In the past decade, especially following the Republican Party’s 2010 electoral takeover of state houses, preemption legislation has become an increasingly common method for conservatives to secure control over a range of issues of concern, from minimum wage laws to plastic bag bans. On housing policy, state legislators have set their deregulatory ambitions beyond rent control. “This tug of war over the distribution of power among federal, state, and local governments certainly isn’t new,” says Ben Winig, vice president of law and policy at ChangeLab Solutions, which advocates for equitable policy. “But we have absolutely seen in recent years a significant increase in the use of state preemption to curtail local governments’ ability to address their housing needs.”
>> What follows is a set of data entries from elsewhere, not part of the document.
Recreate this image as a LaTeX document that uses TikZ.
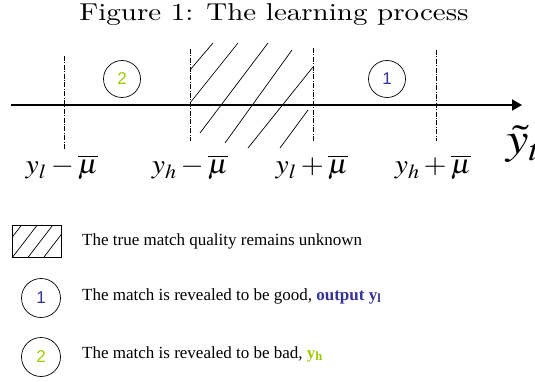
\documentclass[tikz,border=0pt]{standalone}
\usepackage{mathptmx}
\usepackage{fontspec}
\newfontfamily\timesfont{Liberation Serif}
\newfontfamily\arialfont{Liberation Sans}
\usetikzlibrary{arrows.meta}
\definecolor{goodblue}{RGB}{51,51,153}
\definecolor{badgreen}{RGB}{153,204,0}
\tikzset{
  guide/.style={line width=0.5pt,dash pattern=on 5pt off 1.5pt on 0.8pt off 1.5pt},
  hatch/.style={line width=0.7pt},
  numcircle/.style={circle,draw,line width=0.7pt,minimum size=37pt,inner sep=0pt,
    font=\arialfont\fontsize{17}{17}\selectfont},
  bound/.style={anchor=base,inner sep=0pt,xscale=1.1,font=\fontsize{27}{27}\selectfont},
  legendtext/.style={anchor=base west,inner sep=0pt,font=\timesfont\fontsize{17}{20}\selectfont}
}
\begin{document}
\begin{tikzpicture}[x=1pt,y=-1pt]
\useasboundingbox (0,0) rectangle (535,382);
\node[anchor=base,inner sep=0pt,xscale=2.9,yscale=2.44] (title) at (274,20.7) {Figure 1: The learning process};
% hatched zone
\draw[hatch] (190,70) -- (213,43);
\draw[hatch] (190,103) -- (238,43);
\draw[hatch] (200,133) -- (268,43);
\draw[hatch] (225,143) -- (292,50);
\draw[hatch] (248,148) -- (313,67);
\draw[hatch] (280,148) -- (308,110);
% axis
\coordinate (axstart) at (11,105);
\coordinate (axend) at (522,105);
\draw[line width=1.8pt,-{Triangle[length=10pt,width=11pt]}] (axstart) -- (axend);
% bounds
\foreach \name/\x/\ytop/\ybot in {lminus/64/56/150,hminus/190/49/141,lplus/313/48/141,hplus/436/50/141}{
  \coordinate (\name-top) at (\x,\ytop);
  \coordinate (\name-bot) at (\x,\ybot);
  \draw[guide] (\name-top) -- (\name-bot);
}
\node[bound] (lbl-lminus) at (62,174) {$y_l-\overline{\mu}$};
\node[bound] (lbl-hminus) at (190,174) {$y_h-\overline{\mu}$};
\node[bound] (lbl-lplus) at (312,174) {$y_l+\overline{\mu}$};
\node[bound] (lbl-hplus) at (433,174) {$y_h+\overline{\mu}$};
\node[anchor=base west,inner sep=0pt,xscale=1.15,font=\fontsize{44}{44}\selectfont] (ytilde) at (506,154) {$\tilde{y}_t$};
\node[numcircle,text=badgreen] (bad) at (122,79) {2};
\node[numcircle,text=goodblue] (good) at (387,79) {1};
% legend
\draw[line width=0.7pt] (12,225) rectangle (61,257);
\begin{scope}
  \clip (12,225) rectangle (61,257);
  \foreach \s in {-3,12.7,28.3,44}
    \draw[hatch] (\s,257) -- ++(24.6,-32);
\end{scope}
\node[legendtext] (txt-unknown) at (82,245) {The true match quality remains unknown};
\node[numcircle,text=goodblue,minimum size=39pt] (key-good) at (41,298) {1};
\node[legendtext] (txt-good) at (82,300) {The match is revealed to be good, \textcolor{goodblue}{\bfseries output y\textsubscript{l}}};
\node[numcircle,text=badgreen,minimum size=39pt] (key-bad) at (41,357) {2};
\node[legendtext] (txt-bad) at (82,358) {The match is revealed to be bad, \textcolor{badgreen}{\bfseries y\textsubscript{h}}};
\end{tikzpicture}
\end{document}
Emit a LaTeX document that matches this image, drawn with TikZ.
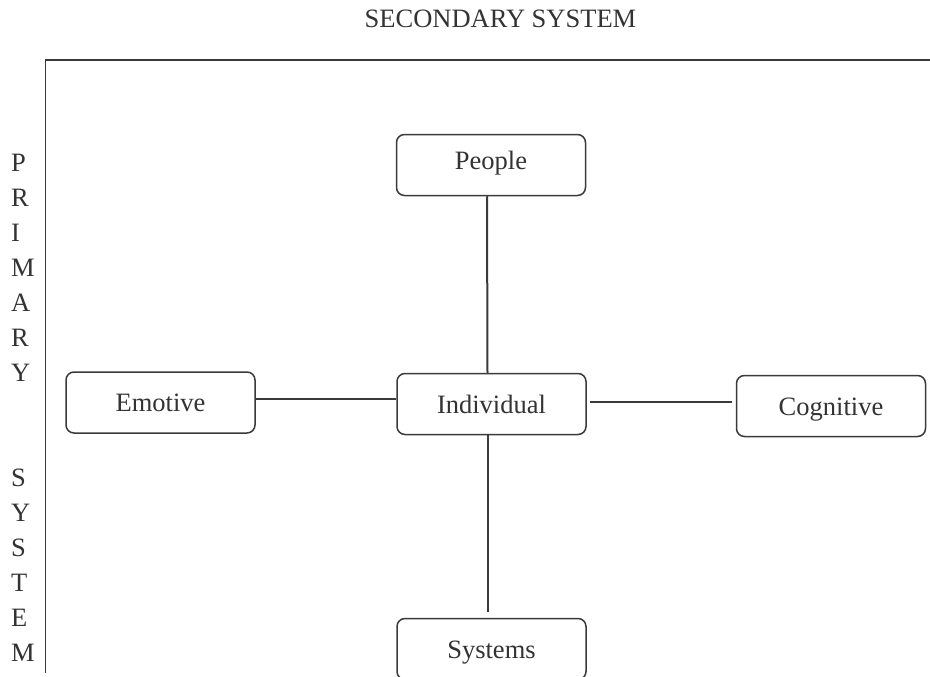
\documentclass[tikz,border=0pt]{standalone}
\usepackage{fontspec}
\setmainfont{Liberation Serif}
\definecolor{ink}{HTML}{333333}
\definecolor{linec}{HTML}{3A3A3A}
\begin{document}
\begin{tikzpicture}[x=1pt,y=-1pt,
  every node/.style={text=ink,font=\fontsize{26.5}{32}\selectfont},
  box/.style={draw=linec,line width=1.5pt,rounded corners=8pt,minimum width=189pt,minimum height=61pt,
    inner sep=0pt,text height=18pt,text depth=0pt,align=center},
  conn/.style={draw=linec,line width=2pt},
  axisline/.style={draw=linec,line width=1.8pt},
  letter/.style={anchor=base west,inner sep=0pt}]
\useasboundingbox (0,0) rectangle (930,677);
% title
\node[anchor=base,inner sep=0pt] (title) at (500.5,28) {SECONDARY SYSTEM};
% axes
\coordinate (corner) at (45.5,60);
\coordinate (axisright) at (931,60);
\coordinate (axisbottom) at (45.5,673);
\draw[axisline] (axisbottom) -- (corner) -- (axisright);
% vertical letters
\foreach \ch [count=\i from 0] in {P,R,I,M,A,R,Y}
  \node[letter] (p\i) at (11,171+35*\i) {\ch};
\foreach \ch [count=\i from 0] in {S,Y,S,T,E,M}
  \node[letter] (s\i) at (11,486+35*\i) {\ch};
% boxes
\node[box,text depth=9pt] (people) at (491,165) {People};
\node[box] (indiv) at (491.5,404) {Individual};
\node[box] (emotive) at (160.5,402.5) {Emotive};
\node[box] (cognitive) at (831,406) {Cognitive};
\node[box] (systems) at (491.5,649) {Systems};
% connectors
\draw[conn] ([xshift=-4pt]people.south) -- ([xshift=-4pt]indiv.north);
\draw[conn,shorten >=6pt] ([xshift=-4pt]indiv.south) -- ([xshift=-4pt]systems.north);
\draw[conn] ([yshift=3.5pt]emotive.east) -- ([yshift=3.5pt]emotive.east -| indiv.west);
\draw[conn,shorten <=3pt,shorten >=4pt] ([yshift=2pt]indiv.east) -- ([yshift=2pt]indiv.east -| cognitive.west);
\end{tikzpicture}
\end{document}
As of 2017, at least 11 states had adopted laws that prevent localities from enacting mandatory inclusionary zoning or limit their ability to develop voluntary inclusionary zoning policies. Last year, Wisconsin joined the list and Tennessee made its ban even more stringent; similar legislation was under consideration in Hawaii and Louisiana, where it has so far stalled. In recent years, several states have also adopted legislation preempting cities from regulating short-term rentals, which have exploded across the country, and have, by taking units off the market for full-time residents, driven up rents in the remaining housing stock.
In Texas in 2015, state legislators passed a statute banning cities from enacting laws prohibiting discrimination against those using government assistance vouchers to pay their rent, which the city of Austin—where a 2012 survey found that only 6 percent of all units surveyed were open to voucher holds—had recently passed. Indiana followed in 2017, becoming the first state in the country to ban municipalities from enacting regulations on rent control, inclusionary zoning, short-term rentals, and source of income discrimination all at once.
A proposed bill that was ultimately put on hold in Arizona’s most recent legislative session would have prevented municipalities from enforcing any new rules governing landlords. The original version of the bill would have voided all existing local regulations on landlords too.
“It’s really comprehensive,” says Kim Haddow, the director of Local Solutions Support Center, an organization that works to counter preemption law. “If you look at all the areas that are being preempted around housing, it all adds up to a battle over who gets to live where and under what conditions, and how much they’re charged to live there.”
But as state legislatures have revved up efforts to control local housing policy, efforts have mounted to take back local control.
In California last year, a measure to repeal the state’s long-standing preemption of rent control made it onto the ballot, where it failed by 20 percentage points after the real-estate industry outspent supporters 3–1 and launched a $76 million campaign against it—but it could be on the ballot again in 2020, or even pass sooner through legislative procedure. A similar bill made it before the state senate in Colorado last year, and a campaign is under way to repeal Illinois’ rent control preemption bill too.
While advocates say that these particular efforts are crucial to addressing the housing crisis, they are more ambivalent about the place of preemption law in the broader affordable housing playing field.
“Housing is one of these areas where we have this very clear history of local control being used for racially unjust ends,” notes Ben Beach, legal director at the Partnership for Working Families, a national network of advocacy organizations. “Housing is definitely an area where we feel it is important to not attach to the concept of local control as paramount.”
Many cities, when given the opportunity to expand tenant protections and affordable housing, have failed to take it, instead embracing highly exclusionary zoning policies that have kept lower-income residents out. In cities like San Jose, California, Sandy Springs, Georgia, and Charlotte, North Carolina, nearly all residential land is zoned for single-family homes, despite the fact that inclusionary zoning is permitted.
Recognizing that simply allowing cities to develop affordable housing is often insufficient, some states are beginning to go a step further. The last legislative session brought the first state law requiring cities to enact more inclusive zoning: In Oregon, cities with more than 25,000 residents are obligated to allow up to fourplexes in what are currently designated as single-family neighborhoods. The state also enacted the country’s first statewide rent control bill.
“There are some instances where it’s really important that the state set the ground rules and have a minimum standard statewide,” says Nestor Davidson a professor of real estate and land use law at Fordham University. “It’s appropriate for states to say that there’s a baseline on questions of equity and inclusion that we shouldn’t let local governments fall below.”
Beach is hopeful that the pendulum is swinging toward states using their authority to advance equity, rather than stopping cities from doing so. He notes that the only preemption law limiting inclusionary zoning to successfully pass last year was Florida’s ban. As many cities continue to push back on the housing policy status-quo, it’s unclear if the trend will hold.